Затем на какое-то мгновение тоска по Грациозе забывается, и он всем своим существом, всем сердцем рвется к матери: ведь у него же еще есть мать, которая здесь, совсем рядом, взволнованная и счастливая, в смятении радостного ожидания.
Но вот слева от дороги среди дубов и буков показалась скромная деревушка со старинной часовней и, на перекрестке двух тропинок под сенью очень старых деревьев, стена для игры в лапту. И мысли Рамунчо снова приняли иной оборот: при виде этой маленькой, закругленной наверху стены, выкрашенной известью и охрой, в нем вскипает молодая радостная сила; с мальчишеским азартом он говорит себе, что завтра уже сможет снова отдаться этой баскской игре, опьяняющему восторгу движения и стремительной ловкости; он думает о больших воскресных соревнованиях после вечерни, о борьбе с лучшими игроками Испании, обо всем, чего ему так недоставало в годы изгнания и что теперь станет его жизнью… Но лишь на мгновенье отдается он радостному порыву, и вновь безысходное отчаяние сжимает ему сердце. Ведь Грациоза не увидит его побед! Зачем же они тогда! Без нее все, даже то, что было ему так дорого, тотчас становится бесцветным, бессмысленным, суетным и ненужным.
Эчезар! Внезапно там, за поворотом дороги, открывается Эчезар! Залитый красными лучами закатного солнца, он появляется, словно фантастическое видение, на темном фоне сгущающихся вечерних теней. Солнце вот-вот скроется за горизонтом. Его последние лучи окружают меднозолотистым сиянием одинокую деревушку с ее старой тяжеловесной колокольней, а огромные волны исходящего от Гизуны мрака катятся сверху вниз, постепенно поглощая коричневые холмы с рыжеватыми пятнами умирающих папоротников.
Боже! Как при виде родного края щемит сердце у солдата, возвращающегося домой, где он больше не увидит своей невесты!
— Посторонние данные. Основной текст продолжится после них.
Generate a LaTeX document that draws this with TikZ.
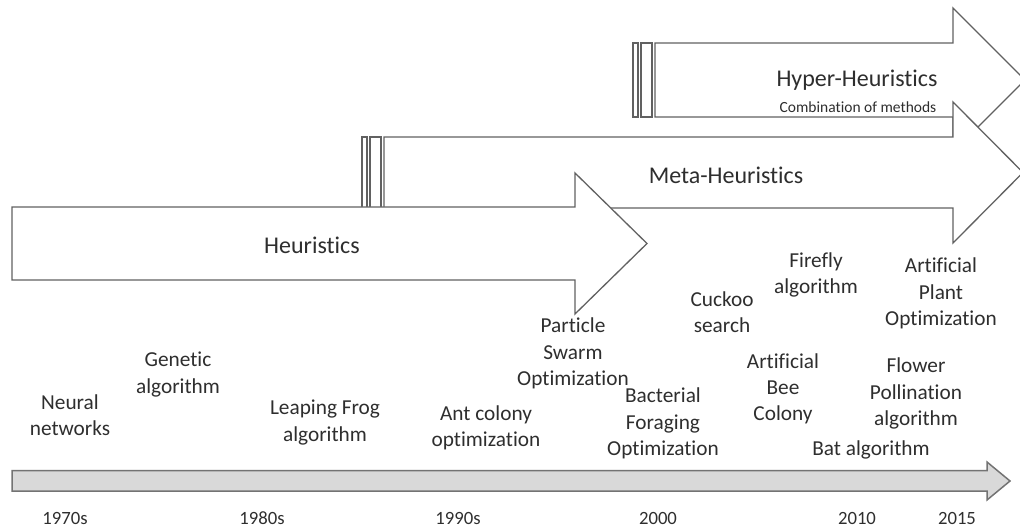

Три года назад ушел он отсюда… Но три года – потом они будут казаться, увы, лишь мимолетным мгновением – в его возрасте кажутся вечностью, огромным куском времени, меняющим всю жизнь. И после этого бесконечного изгнания какой жалкой, маленькой, печальной и бесприютной кажется ему эта зажатая горами деревушка, которую он тем не менее обожает. В душе этого необразованного деревенского парня вновь начинается мучительная борьба двух противоположных чувств, наследие его отца-чужестранца: почти болезненная привязанность к своему жилищу, к краю своего детства, и страха похоронить себя здесь навсегда, зная, что существует иной, такой широкий и бескрайний мир…
После жаркого дня осень напоминает о себе быстро сгущающимися сумерками, внезапно поднимающейся из долин прохладой, запахом опавших листьев и мха. И тотчас же прошлые осени, прошлые ноябри в мельчайших подробностях всплывают у него в памяти: холодные ночи, сменяющие прекрасные солнечные дни, печальные предвечерние туманы, Пиренеи, окутанные перламутрово-серой дымкой или местами вырисовывающиеся четким черным силуэтом на фоне бледно-золотистого неба; вокруг домов в садах доцветают последние цветы, еще не тронутые утренними заморозками, на дорожках под сводами чинар – толстый слой опавших листьев, потрескивающих под ногами путника, возвращающегося под домашний кров к вечерней трапезе… О, как блаженно и беззаботно-радостно было раньше возвращение домой вечером после целого дня ходьбы по горным кручам! Как с первыми морозами весело пылал огонь в высоком камине, украшенном белой ситцевой или вырезанной из розовой бумаги занавеской! Нет, в городе, среди скопления многолюдных жилищ, у человека не бывает ощущения, что он действительно вернулся домой, укрылся от ненастья, как некогда его предки под крышей баскского дома, одиноко стоящего среди черноты ночи, черноты трепещущих деревьев, переменчивой черноты облаков и горных вершин. Но переезды, путешествия, новое мироощущение изменили его отношение к своему баскскому жилищу. Теперь оно, наверное, покажется ему тесным и жалким, и сердце защемит от тоски при мысли, что мать не вечно будет с ним рядом, а Грациоза уже никогда не переступит порог его дома.